Nous sommes en 2047. Je suis là, en vieux peinard, sur mon canapé en train de mater un bon vieux lien streaming d’un sport qui, jadis, faisait rassembler ces foules délirantes sur le bord des routes, faisait frémir des nations entières, le tout en étant diffusé par les plus grands médias de la planète. Mon petit fils âgé de 11 ans vient se blottir contre moi et regarde, les yeux grands ouverts, ce drôle de sport qu’il n’a encore jamais vu.
– « Dis grand-père, c’est quoi ces gens habillés de façon étrange sur des vélos bizarres? »

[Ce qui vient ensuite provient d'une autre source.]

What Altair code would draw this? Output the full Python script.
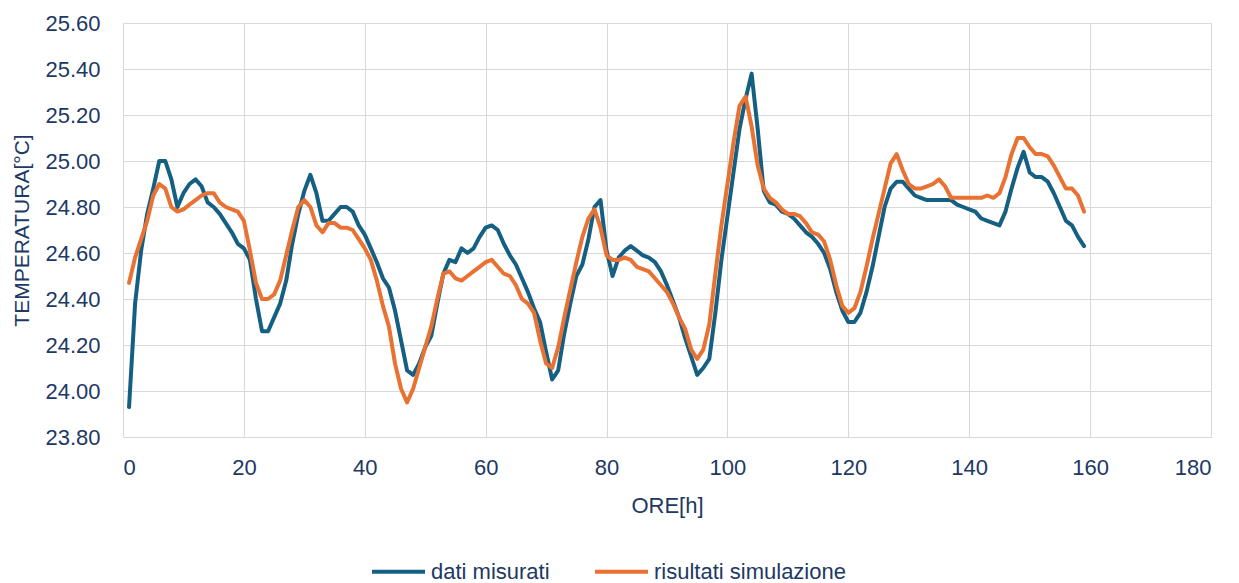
import altair as alt
import pandas as pd

hours = list(range(1, 160))

dati_misurati = [
    23.93, 24.38, 24.61, 24.77, 24.88, 25.00, 25.00, 24.92, 24.80, 24.86,
    24.90, 24.92, 24.89, 24.82, 24.80, 24.77, 24.73, 24.69, 24.64, 24.62,
    24.57, 24.40, 24.26, 24.26, 24.32, 24.38, 24.48, 24.64, 24.77, 24.87,
    24.94, 24.86, 24.74, 24.74, 24.77, 24.80, 24.80, 24.78, 24.72, 24.68,
    24.62, 24.56, 24.49, 24.45, 24.35, 24.22, 24.09, 24.07, 24.12, 24.19,
    24.24, 24.38, 24.51, 24.57, 24.56, 24.62, 24.60, 24.62, 24.67, 24.71,
    24.72, 24.70, 24.64, 24.59, 24.55, 24.49, 24.43, 24.36, 24.30, 24.17,
    24.05, 24.09, 24.25, 24.38, 24.50, 24.55, 24.66, 24.80, 24.83, 24.61,
    24.50, 24.58, 24.61, 24.63, 24.61, 24.59, 24.58, 24.56, 24.52, 24.46,
    24.39, 24.32, 24.23, 24.15, 24.07, 24.10, 24.14, 24.34, 24.57, 24.76,
    24.95, 25.14, 25.27, 25.38, 25.14, 24.87, 24.82, 24.81, 24.78, 24.77,
    24.75, 24.72, 24.69, 24.67, 24.64, 24.60, 24.53, 24.43, 24.35, 24.30,
    24.30, 24.34, 24.43, 24.54, 24.67, 24.80, 24.88, 24.91, 24.91, 24.88,
    24.85, 24.84, 24.83, 24.83, 24.83, 24.83, 24.83, 24.81, 24.80, 24.79,
    24.78, 24.75, 24.74, 24.73, 24.72, 24.78, 24.88, 24.97, 25.04, 24.95,
    24.93, 24.93, 24.91, 24.86, 24.80, 24.74, 24.72, 24.67, 24.63,
]

risultati_simulazione = [
    24.47, 24.58, 24.66, 24.74, 24.85, 24.90, 24.88, 24.80, 24.78, 24.79,
    24.81, 24.83, 24.85, 24.86, 24.86, 24.82, 24.80, 24.79, 24.78, 24.74,
    24.61, 24.47, 24.40, 24.40, 24.42, 24.48, 24.59, 24.70, 24.80, 24.83,
    24.80, 24.72, 24.69, 24.73, 24.73, 24.71, 24.71, 24.70, 24.66, 24.62,
    24.57, 24.48, 24.37, 24.28, 24.12, 24.01, 23.95, 24.01, 24.10, 24.19,
    24.28, 24.40, 24.51, 24.52, 24.49, 24.48, 24.50, 24.52, 24.54, 24.56,
    24.57, 24.54, 24.51, 24.50, 24.46, 24.40, 24.38, 24.34, 24.22, 24.12,
    24.10, 24.19, 24.32, 24.44, 24.56, 24.67, 24.75, 24.79, 24.71, 24.59,
    24.57, 24.57, 24.58, 24.57, 24.54, 24.53, 24.52, 24.49, 24.46, 24.43,
    24.38, 24.32, 24.27, 24.18, 24.14, 24.18, 24.29, 24.51, 24.72, 24.90,
    25.08, 25.24, 25.28, 25.15, 24.98, 24.88, 24.84, 24.82, 24.79, 24.77,
    24.77, 24.76, 24.73, 24.69, 24.68, 24.65, 24.57, 24.46, 24.37, 24.34,
    24.36, 24.43, 24.54, 24.66, 24.77, 24.88, 24.99, 25.03, 24.96, 24.90,
    24.88, 24.88, 24.89, 24.90, 24.92, 24.89, 24.84, 24.84, 24.84, 24.84,
    24.84, 24.84, 24.85, 24.84, 24.86, 24.93, 25.03, 25.10, 25.10, 25.06,
    25.03, 25.03, 25.02, 24.98, 24.93, 24.88, 24.88, 24.85, 24.78,
]

series_names = ["dati misurati", "risultati simulazione"]
series_colors = ["#156082", "#E97132"]
y_ticks = [23.8, 24.0, 24.2, 24.4, 24.6, 24.8, 25.0, 25.2, 25.4, 25.6]
x_ticks = [0, 20, 40, 60, 80, 100, 120, 140, 160, 180]

df = pd.concat([
    pd.DataFrame({"ore": hours, "temp": dati_misurati, "serie": series_names[0]}),
    pd.DataFrame({"ore": hours, "temp": risultati_simulazione, "serie": series_names[1]}),
])

TXT = "#203864"
FONT = "Liberation Sans"

chart = alt.Chart(df).mark_line(strokeWidth=4, strokeJoin="round", strokeCap="round").encode(
    x=alt.X("ore:Q",
            scale=alt.Scale(domain=[0, 180], nice=False, zero=False),
            axis=alt.Axis(values=x_ticks, title="ORE[h]", grid=True, ticks=False,
                          domain=True, domainColor="#d9d9d9", domainWidth=1,
                          labelPadding=20, titleY=68, titleBaseline="middle",
                          titleFontSize=22, labelFontSize=22)),
    y=alt.Y("temp:Q",
            scale=alt.Scale(domain=[23.8, 25.6], nice=False, zero=False),
            axis=alt.Axis(values=y_ticks, format=".2f", title="TEMPERATURA[°C]",
                          grid=True, ticks=False, domain=False, labelPadding=23,
                          titleX=-101, titleBaseline="middle",
                          titleFontSize=21, labelFontSize=22)),
    color=alt.Color("serie:N",
                    scale=alt.Scale(domain=series_names, range=series_colors),
                    legend=alt.Legend(title=None, orient="none", direction="horizontal",
                                      legendX=247, legendY=520,
                                      symbolType="stroke", symbolSize=2809,
                                      symbolStrokeWidth=4, labelFontSize=22,
                                      labelLimit=500, columnPadding=37,
                                      labelOffset=4, labelColor=TXT, labelFont=FONT)),
    order="ore:Q",
).properties(
    width=1088,
    height=414,
    autosize=alt.AutoSizeParams(type="none"),
    padding={"left": 115, "top": 15, "right": 20, "bottom": 160},
).configure_view(
    stroke=None
).configure_axis(
    gridColor="#d9d9d9",
    gridWidth=1,
    labelColor=TXT,
    titleColor=TXT,
    labelFont=FONT,
    titleFont=FONT,
    titleFontWeight="normal",
)

chart.save("out.html", embed_options={"renderer": "svg", "actions": False})
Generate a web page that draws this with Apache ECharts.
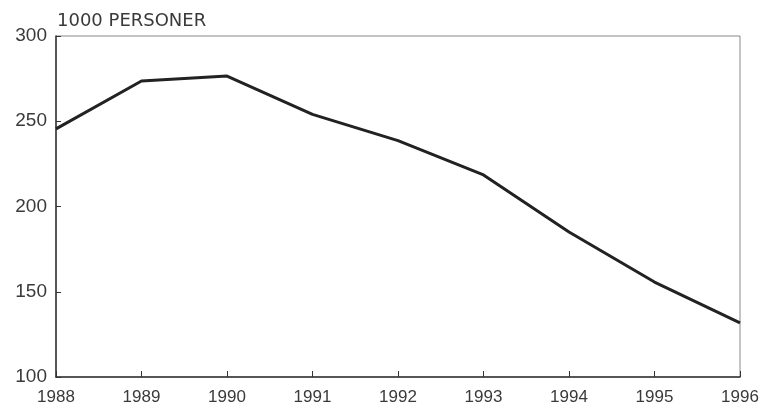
<!DOCTYPE html>
<html>
<head>
    <meta charset="UTF-8">
    <title>1000 personer</title>
    <script src="https://cdn.jsdelivr.net/npm/echarts@6/dist/echarts.min.js"></script>
    <style>
        html, body { margin: 0; padding: 0; background: #fff; }
    </style>
</head>
<body>
<div id="chart" style="width: 764px;height:414px;"></div>
<script type="text/javascript">
    // år
    var years = ['1988', '1989', '1990', '1991', '1992', '1993', '1994', '1995', '1996'];
    // 1000 personer
    var persons = [245.5, 273.6, 276.5, 254, 238.6, 218.5, 185, 155.7, 131.7];
    var yTicks = [100, 150, 200, 250, 300];

    var chart = echarts.init(document.getElementById('chart'));
    var font = 'Liberation Sans';

    var option = {
        backgroundColor: '#ffffff',
        animation: false,
        graphic: [{
            type: 'text',
            x: 57,
            y: 21,
            style: {
                text: '1000 PERSONER',
                font: '18px "DejaVu Sans"',
                fill: '#3a3a3a',
                verticalAlign: 'middle'
            }
        }],
        grid: {
            left: 56,
            right: 24,
            top: 36,
            bottom: 37,
            show: true,
            borderColor: '#888',
            borderWidth: 1
        },
        xAxis: {
            type: 'category',
            boundaryGap: false,
            data: years,
            axisLine: { lineStyle: { color: '#333', width: 1.5 } },
            axisTick: { inside: true, length: 6, lineStyle: { color: '#333' } },
            axisLabel: { color: '#3a3a3a', fontFamily: font, fontSize: 17, margin: 12 },
            splitLine: { show: false }
        },
        yAxis: {
            type: 'value',
            min: yTicks[0],
            max: yTicks[yTicks.length - 1],
            interval: 50,
            axisLine: { show: true, lineStyle: { color: '#333', width: 1.5 } },
            axisTick: { show: true, inside: true, length: 5, lineStyle: { color: '#333' } },
            axisLabel: { color: '#3a3a3a', fontFamily: font, fontSize: 19, margin: 9 },
            splitLine: { show: false }
        },
        series: [{
            type: 'line',
            data: persons,
            symbol: 'none',
            lineStyle: { color: '#222', width: 3 }
        }]
    };
    chart.setOption(option);
</script>
</body>
</html>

Je le regarde.Je ne suis pas surpris, le vélo n’est qu’un moyen de locomotion comme un autre pour le petit. J’ai envie de chialer comme un gosse, comme celui que j’étais aussi il y a bien longtemps. Je ravale mes larmes et je lui raconte le cœur lourd, l’histoire de ces courses et de ces légendes que l’on appelait : « Les cyclistes ».
– « C’était vraiment un sport pro le vélo? sérieusement ? »
Je lui parle, alors, de ces guerriers qui montaient des cols incroyables, sur ces pentes à foutre le vertige aux dieux de l’Olympe eux-mêmes. Je lui raconte des batailles légendaires sur ces pavés boueux que ces fous de chevaliers avaient réussi à dompter, de ces hommes qui allaient jusqu’au bout d’eux-mêmes, les dents serrées, les yeux fixés vers l’horizon. Ils avaient pour noms Hinault, Anquetil, Merckx, Poulidor, Sagan, Van Avermaet ou encore Barguil. Je lui parle de cette année 2037 où ASO annonça la fin de cette épopée que l’on nommait le Tour de France, après plus d’un siècle d’histoire, quatre ans après la fin du Giro et de la Vuelta.
Je lui raconte que de nombreux jeunes de son âge le pratiquaient en se tirant la bourre dans les rues des villes, les routes des villages et chemins des quartiers. Tous rêvaient de devenir ces chevaliers conquérants, ces « pros ». Ils étaient nos héros !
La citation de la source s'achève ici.